One of my favorite things about being a dad is passing on the things I have learned to my kids. I told them early on that they should learn from my mistakes in life, of which there are a plethora. When they actually pay attention and use my suggestions, it’s among my favorite moments in life.
I recently had a talk with my daughter about boys. One of many talks, actually. She’s getting to the point in life where the boys her age are starting to base their decisions off of other things than reason and responsibility. She kind of understood, but kind of didn’t. So I broke it down like this: One day, a boy who you think you know very well will do something completely out of his character so much so that it will make you feel like you have never known the boy at all. It may be heartbreaking, it may be disappointing, but it will definitely happen. She didn’t quite get what I was saying so I told her, “when it happens, you’ll know exactly what I’m talking about.”
Just this week, she’s starting to get her first taste of that.

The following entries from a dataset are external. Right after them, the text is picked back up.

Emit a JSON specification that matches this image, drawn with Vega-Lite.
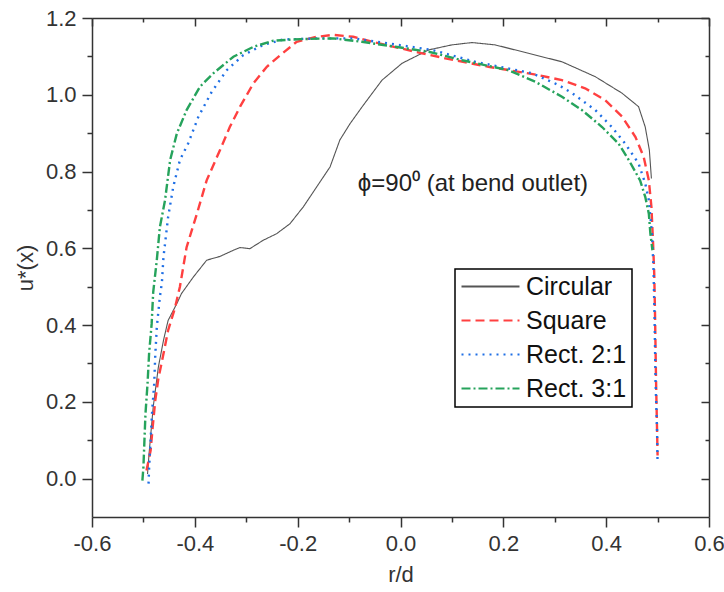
{
  "$schema": "https://vega.github.io/schema/vega-lite/v6.json",
  "width": 617,
  "height": 499,
  "autosize": {"type": "none"},
  "padding": {"left": 92, "top": 18, "right": 15, "bottom": 75},
  "background": "white",
  "config": {
    "view": {"stroke": null},
    "font": "Liberation Sans",
    "axis": {
      "grid": false,
      "domainColor": "#333",
      "domainWidth": 1.5,
      "tickColor": "#333",
      "tickWidth": 1.5,
      "labelFont": "Liberation Sans",
      "labelFontSize": 22,
      "labelColor": "#333",
      "titleFont": "Liberation Sans",
      "titleFontSize": 22,
      "titleFontWeight": "normal",
      "titleColor": "#333"
    },
    "legend": {
      "orient": "none",
      "legendX": 363,
      "legendY": 251,
      "strokeColor": "#000",
      "strokeWidth": 1.5,
      "padding": 5,
      "symbolType": "stroke",
      "symbolSize": 3364,
      "symbolStrokeWidth": 2.2,
      "clipHeight": 25,
      "labelFont": "Liberation Sans",
      "labelFontSize": 25,
      "labelColor": "#111",
      "labelOffset": 5,
      "rowPadding": 8
    }
  },
  "layer": [
    {
      "data": {
        "values": [
          {"series": "Circular", "x": -0.492, "y": 0.012},
          {"series": "Circular", "x": -0.489, "y": 0.065},
          {"series": "Circular", "x": -0.481, "y": 0.186},
          {"series": "Circular", "x": -0.471, "y": 0.29},
          {"series": "Circular", "x": -0.461, "y": 0.36},
          {"series": "Circular", "x": -0.452, "y": 0.412},
          {"series": "Circular", "x": -0.435, "y": 0.456},
          {"series": "Circular", "x": -0.426, "y": 0.482},
          {"series": "Circular", "x": -0.403, "y": 0.525},
          {"series": "Circular", "x": -0.377, "y": 0.569},
          {"series": "Circular", "x": -0.351, "y": 0.579},
          {"series": "Circular", "x": -0.325, "y": 0.595},
          {"series": "Circular", "x": -0.312, "y": 0.602},
          {"series": "Circular", "x": -0.293, "y": 0.599},
          {"series": "Circular", "x": -0.267, "y": 0.621},
          {"series": "Circular", "x": -0.241, "y": 0.638},
          {"series": "Circular", "x": -0.215, "y": 0.664},
          {"series": "Circular", "x": -0.189, "y": 0.708},
          {"series": "Circular", "x": -0.163, "y": 0.76},
          {"series": "Circular", "x": -0.137, "y": 0.812},
          {"series": "Circular", "x": -0.118, "y": 0.882},
          {"series": "Circular", "x": -0.098, "y": 0.925},
          {"series": "Circular", "x": -0.075, "y": 0.968},
          {"series": "Circular", "x": -0.036, "y": 1.038},
          {"series": "Circular", "x": 0.003, "y": 1.082},
          {"series": "Circular", "x": 0.055, "y": 1.117},
          {"series": "Circular", "x": 0.1, "y": 1.13},
          {"series": "Circular", "x": 0.139, "y": 1.136},
          {"series": "Circular", "x": 0.184, "y": 1.13},
          {"series": "Circular", "x": 0.249, "y": 1.108},
          {"series": "Circular", "x": 0.314, "y": 1.086},
          {"series": "Circular", "x": 0.379, "y": 1.047},
          {"series": "Circular", "x": 0.431, "y": 1.004},
          {"series": "Circular", "x": 0.463, "y": 0.969},
          {"series": "Circular", "x": 0.476, "y": 0.916},
          {"series": "Circular", "x": 0.484, "y": 0.856},
          {"series": "Circular", "x": 0.488, "y": 0.782},

          {"series": "Square", "x": -0.494, "y": 0.021},
          {"series": "Square", "x": -0.486, "y": 0.073},
          {"series": "Square", "x": -0.482, "y": 0.134},
          {"series": "Square", "x": -0.477, "y": 0.203},
          {"series": "Square", "x": -0.471, "y": 0.26},
          {"series": "Square", "x": -0.461, "y": 0.325},
          {"series": "Square", "x": -0.452, "y": 0.386},
          {"series": "Square", "x": -0.439, "y": 0.443},
          {"series": "Square", "x": -0.429, "y": 0.5},
          {"series": "Square", "x": -0.416, "y": 0.603},
          {"series": "Square", "x": -0.396, "y": 0.69},
          {"series": "Square", "x": -0.377, "y": 0.777},
          {"series": "Square", "x": -0.351, "y": 0.856},
          {"series": "Square", "x": -0.332, "y": 0.916},
          {"series": "Square", "x": -0.312, "y": 0.969},
          {"series": "Square", "x": -0.286, "y": 1.03},
          {"series": "Square", "x": -0.26, "y": 1.073},
          {"series": "Square", "x": -0.234, "y": 1.103},
          {"series": "Square", "x": -0.202, "y": 1.138},
          {"series": "Square", "x": -0.163, "y": 1.151},
          {"series": "Square", "x": -0.131, "y": 1.156},
          {"series": "Square", "x": -0.092, "y": 1.151},
          {"series": "Square", "x": -0.055, "y": 1.138},
          {"series": "Square", "x": 0.042, "y": 1.108},
          {"series": "Square", "x": 0.087, "y": 1.095},
          {"series": "Square", "x": 0.171, "y": 1.073},
          {"series": "Square", "x": 0.269, "y": 1.051},
          {"series": "Square", "x": 0.314, "y": 1.038},
          {"series": "Square", "x": 0.359, "y": 1.017},
          {"series": "Square", "x": 0.398, "y": 0.986},
          {"series": "Square", "x": 0.431, "y": 0.943},
          {"series": "Square", "x": 0.457, "y": 0.89},
          {"series": "Square", "x": 0.473, "y": 0.838},
          {"series": "Square", "x": 0.483, "y": 0.777},
          {"series": "Square", "x": 0.488, "y": 0.708},
          {"series": "Square", "x": 0.491, "y": 0.621},
          {"series": "Square", "x": 0.4935, "y": 0.534},
          {"series": "Square", "x": 0.495, "y": 0.43},
          {"series": "Square", "x": 0.497, "y": 0.256},
          {"series": "Square", "x": 0.499, "y": 0.125},
          {"series": "Square", "x": 0.5, "y": 0.06},

          {"series": "Rect. 2:1", "x": -0.49, "y": -0.013},
          {"series": "Rect. 2:1", "x": -0.489, "y": 0.026},
          {"series": "Rect. 2:1", "x": -0.486, "y": 0.1},
          {"series": "Rect. 2:1", "x": -0.483, "y": 0.177},
          {"series": "Rect. 2:1", "x": -0.479, "y": 0.247},
          {"series": "Rect. 2:1", "x": -0.477, "y": 0.32},
          {"series": "Rect. 2:1", "x": -0.474, "y": 0.394},
          {"series": "Rect. 2:1", "x": -0.471, "y": 0.434},
          {"series": "Rect. 2:1", "x": -0.468, "y": 0.473},
          {"series": "Rect. 2:1", "x": -0.464, "y": 0.512},
          {"series": "Rect. 2:1", "x": -0.461, "y": 0.577},
          {"series": "Rect. 2:1", "x": -0.452, "y": 0.681},
          {"series": "Rect. 2:1", "x": -0.442, "y": 0.76},
          {"series": "Rect. 2:1", "x": -0.429, "y": 0.83},
          {"series": "Rect. 2:1", "x": -0.413, "y": 0.873},
          {"series": "Rect. 2:1", "x": -0.393, "y": 0.943},
          {"series": "Rect. 2:1", "x": -0.367, "y": 1.008},
          {"series": "Rect. 2:1", "x": -0.338, "y": 1.064},
          {"series": "Rect. 2:1", "x": -0.306, "y": 1.103},
          {"series": "Rect. 2:1", "x": -0.267, "y": 1.13},
          {"series": "Rect. 2:1", "x": -0.228, "y": 1.144},
          {"series": "Rect. 2:1", "x": -0.157, "y": 1.147},
          {"series": "Rect. 2:1", "x": -0.092, "y": 1.147},
          {"series": "Rect. 2:1", "x": 0.061, "y": 1.117},
          {"series": "Rect. 2:1", "x": 0.145, "y": 1.086},
          {"series": "Rect. 2:1", "x": 0.256, "y": 1.056},
          {"series": "Rect. 2:1", "x": 0.308, "y": 1.025},
          {"series": "Rect. 2:1", "x": 0.334, "y": 1.004},
          {"series": "Rect. 2:1", "x": 0.379, "y": 0.96},
          {"series": "Rect. 2:1", "x": 0.411, "y": 0.916},
          {"series": "Rect. 2:1", "x": 0.437, "y": 0.873},
          {"series": "Rect. 2:1", "x": 0.463, "y": 0.821},
          {"series": "Rect. 2:1", "x": 0.476, "y": 0.769},
          {"series": "Rect. 2:1", "x": 0.483, "y": 0.725},
          {"series": "Rect. 2:1", "x": 0.489, "y": 0.638},
          {"series": "Rect. 2:1", "x": 0.492, "y": 0.551},
          {"series": "Rect. 2:1", "x": 0.494, "y": 0.43},
          {"series": "Rect. 2:1", "x": 0.496, "y": 0.256},
          {"series": "Rect. 2:1", "x": 0.499, "y": 0.125},
          {"series": "Rect. 2:1", "x": 0.5, "y": 0.038},

          {"series": "Rect. 3:1", "x": -0.502, "y": -0.005},
          {"series": "Rect. 3:1", "x": -0.5, "y": 0.03},
          {"series": "Rect. 3:1", "x": -0.498, "y": 0.1},
          {"series": "Rect. 3:1", "x": -0.496, "y": 0.169},
          {"series": "Rect. 3:1", "x": -0.492, "y": 0.247},
          {"series": "Rect. 3:1", "x": -0.489, "y": 0.325},
          {"series": "Rect. 3:1", "x": -0.484, "y": 0.403},
          {"series": "Rect. 3:1", "x": -0.481, "y": 0.485},
          {"series": "Rect. 3:1", "x": -0.474, "y": 0.569},
          {"series": "Rect. 3:1", "x": -0.468, "y": 0.655},
          {"series": "Rect. 3:1", "x": -0.458, "y": 0.725},
          {"series": "Rect. 3:1", "x": -0.448, "y": 0.83},
          {"series": "Rect. 3:1", "x": -0.435, "y": 0.899},
          {"series": "Rect. 3:1", "x": -0.416, "y": 0.96},
          {"series": "Rect. 3:1", "x": -0.39, "y": 1.021},
          {"series": "Rect. 3:1", "x": -0.364, "y": 1.056},
          {"series": "Rect. 3:1", "x": -0.325, "y": 1.099},
          {"series": "Rect. 3:1", "x": -0.286, "y": 1.125},
          {"series": "Rect. 3:1", "x": -0.247, "y": 1.141},
          {"series": "Rect. 3:1", "x": -0.195, "y": 1.145},
          {"series": "Rect. 3:1", "x": -0.131, "y": 1.147},
          {"series": "Rect. 3:1", "x": -0.075, "y": 1.138},
          {"series": "Rect. 3:1", "x": -0.01, "y": 1.125},
          {"series": "Rect. 3:1", "x": 0.055, "y": 1.112},
          {"series": "Rect. 3:1", "x": 0.12, "y": 1.09},
          {"series": "Rect. 3:1", "x": 0.21, "y": 1.064},
          {"series": "Rect. 3:1", "x": 0.262, "y": 1.034},
          {"series": "Rect. 3:1", "x": 0.314, "y": 0.995},
          {"series": "Rect. 3:1", "x": 0.353, "y": 0.96},
          {"series": "Rect. 3:1", "x": 0.392, "y": 0.916},
          {"series": "Rect. 3:1", "x": 0.424, "y": 0.873},
          {"series": "Rect. 3:1", "x": 0.444, "y": 0.83},
          {"series": "Rect. 3:1", "x": 0.466, "y": 0.777},
          {"series": "Rect. 3:1", "x": 0.476, "y": 0.734},
          {"series": "Rect. 3:1", "x": 0.483, "y": 0.69},
          {"series": "Rect. 3:1", "x": 0.486, "y": 0.638},
          {"series": "Rect. 3:1", "x": 0.49, "y": 0.595}
        ]
      },
      "mark": {"type": "line", "clip": true},
      "encoding": {
        "x": {
          "field": "x",
          "type": "quantitative",
          "scale": {"domain": [-0.6, 0.6], "nice": false, "zero": false},
          "axis": {
            "orient": "bottom",
            "title": "r/d",
            "values": [-0.6, -0.5, -0.4, -0.3, -0.2, -0.1, 0, 0.1, 0.2, 0.3, 0.4, 0.5, 0.6],
            "labelExpr": "abs(round(datum.value*10)) % 2 == 0 ? replace(format(datum.value, '.1f'), '\u2212', '-') : ''",
            "tickSize": {"condition": {"test": "abs(round(datum.value*10)) % 2 == 0", "value": 10}, "value": 5},
            "labelPadding": 6,
            "titlePadding": 10,
            "labelFlush": false,
            "labelOverlap": false
          }
        },
        "y": {
          "field": "y",
          "type": "quantitative",
          "scale": {"domain": [-0.1, 1.2], "nice": false, "zero": false},
          "axis": {
            "orient": "left",
            "title": "u*(x)",
            "values": [0, 0.1, 0.2, 0.3, 0.4, 0.5, 0.6, 0.7, 0.8, 0.9, 1.0, 1.1, 1.2],
            "labelExpr": "abs(round(datum.value*10)) % 2 == 0 ? format(datum.value, '.1f') : ''",
            "tickSize": {"condition": {"test": "abs(round(datum.value*10)) % 2 == 0", "value": 10}, "value": 5},
            "labelPadding": 6,
            "titlePadding": 8,
            "labelFlush": false,
            "labelOverlap": false
          }
        },
        "color": {
          "field": "series",
          "type": "nominal",
          "scale": {
            "domain": ["Circular", "Square", "Rect. 2:1", "Rect. 3:1"],
            "range": ["#555555", "#ff4040", "#1f6fe5", "#26a35c"]
          },
          "legend": {"title": null}
        },
        "strokeDash": {
          "field": "series",
          "type": "nominal",
          "scale": {
            "domain": ["Circular", "Square", "Rect. 2:1", "Rect. 3:1"],
            "range": [[1, 0], [9, 5], [2, 5], [9, 3, 2, 3]]
          },
          "legend": {"title": null}
        },
        "strokeWidth": {
          "condition": {"test": "datum.series === 'Circular'", "value": 1.1},
          "value": 2.4
        }
      }
    },
    {
      "data": {"values": [{"x": -0.083, "y": 0.749, "label": "ϕ=90⁰ (at bend outlet)"}]},
      "mark": {"type": "text", "align": "left", "baseline": "alphabetic", "fontSize": 24, "font": "Liberation Sans", "color": "#222"},
      "encoding": {
        "x": {
          "field": "x",
          "type": "quantitative",
          "axis": {
            "orient": "top",
            "title": null,
            "labels": false,
            "values": [-0.6, -0.5, -0.4, -0.3, -0.2, -0.1, 0, 0.1, 0.2, 0.3, 0.4, 0.5, 0.6],
            "tickSize": {"condition": {"test": "abs(round(datum.value*10)) % 2 == 0", "value": -8}, "value": -4}
          }
        },
        "y": {
          "field": "y",
          "type": "quantitative",
          "axis": {
            "orient": "right",
            "title": null,
            "labels": false,
            "values": [0, 0.1, 0.2, 0.3, 0.4, 0.5, 0.6, 0.7, 0.8, 0.9, 1.0, 1.1, 1.2],
            "tickSize": {"condition": {"test": "abs(round(datum.value*10)) % 2 == 0", "value": -8}, "value": -4}
          }
        },
        "text": {"field": "label", "type": "nominal"}
      }
    }
  ],
  "resolve": {"axis": {"x": "independent", "y": "independent"}}
}
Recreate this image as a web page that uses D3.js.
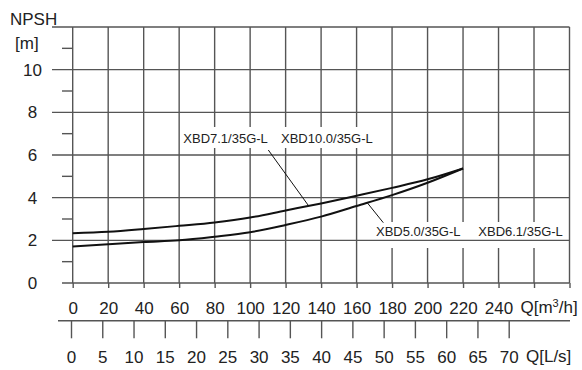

A boy who she’s known for a little over a year is rumored to be doing some things that she doesn’t approve of. She came barreling down the stairs explaining to me in a frenzy how she just won’t stand for this, that’s not the type of person she is and if that’s who he is, then he can stay away from her, yada yada yada.
Two dads showed up from me that day. The first dad was proud of her passion to stay on the right path in life and happy to see her want to distance herself from the boy.
She’s my daughter, after all, boys need to stay away! Then, nerdy, teaching-moment dad showed up. I asked her what the situation was. She explained how these friends from school told her the boy was doing some things he shouldn’t be, legally. So I asked: “have you seen this?” She said “no.” I go on, “So how can you be so sure these things are true?”
If they are true, which they very well could be, then she’s got the right reaction to it. However, I know how middle school kids can spread rumors. I told her that she can’t be so quick to judge a person on what a couple of other people say they do. I’ve been a public figure in several different cities and have heard different very false rumors about myself in each one. I also told her that she’d get a much more honest response if she approached the boy with it calmly and maturely rather than like the rabid chihuahua she sounded like just minutes before our conversation. Hopefully I’m right.
Middle school is a weird time. It’s when kids start to figure out who they are and who they’re going to be. If that does turn out to be the person that kid is going to be, I’m glad my daughter wants to distance herself from it. I’m also very glad that she can take a lesson from the whole situation.
As a dad of a beautiful young lady, I know that I have many years of these situations and talks with my daughter. I hope I can help along the way. I had a hard enough time figuring out who I was at 13; it’ll be tough figuring out who these other boys are and who they’re going to be to my daughter.
As for the situation with the boy in question, it could end good or it could end badly. Because I usually find comfort in music, I put a note in her lunch the next day. It was a quote usually attributed to her favorite singer, Bob Marley (yea, I know, we raised a good one!). It read: “The truth is, everyone is going to hurt you. You just got to find the ones worth suffering for.”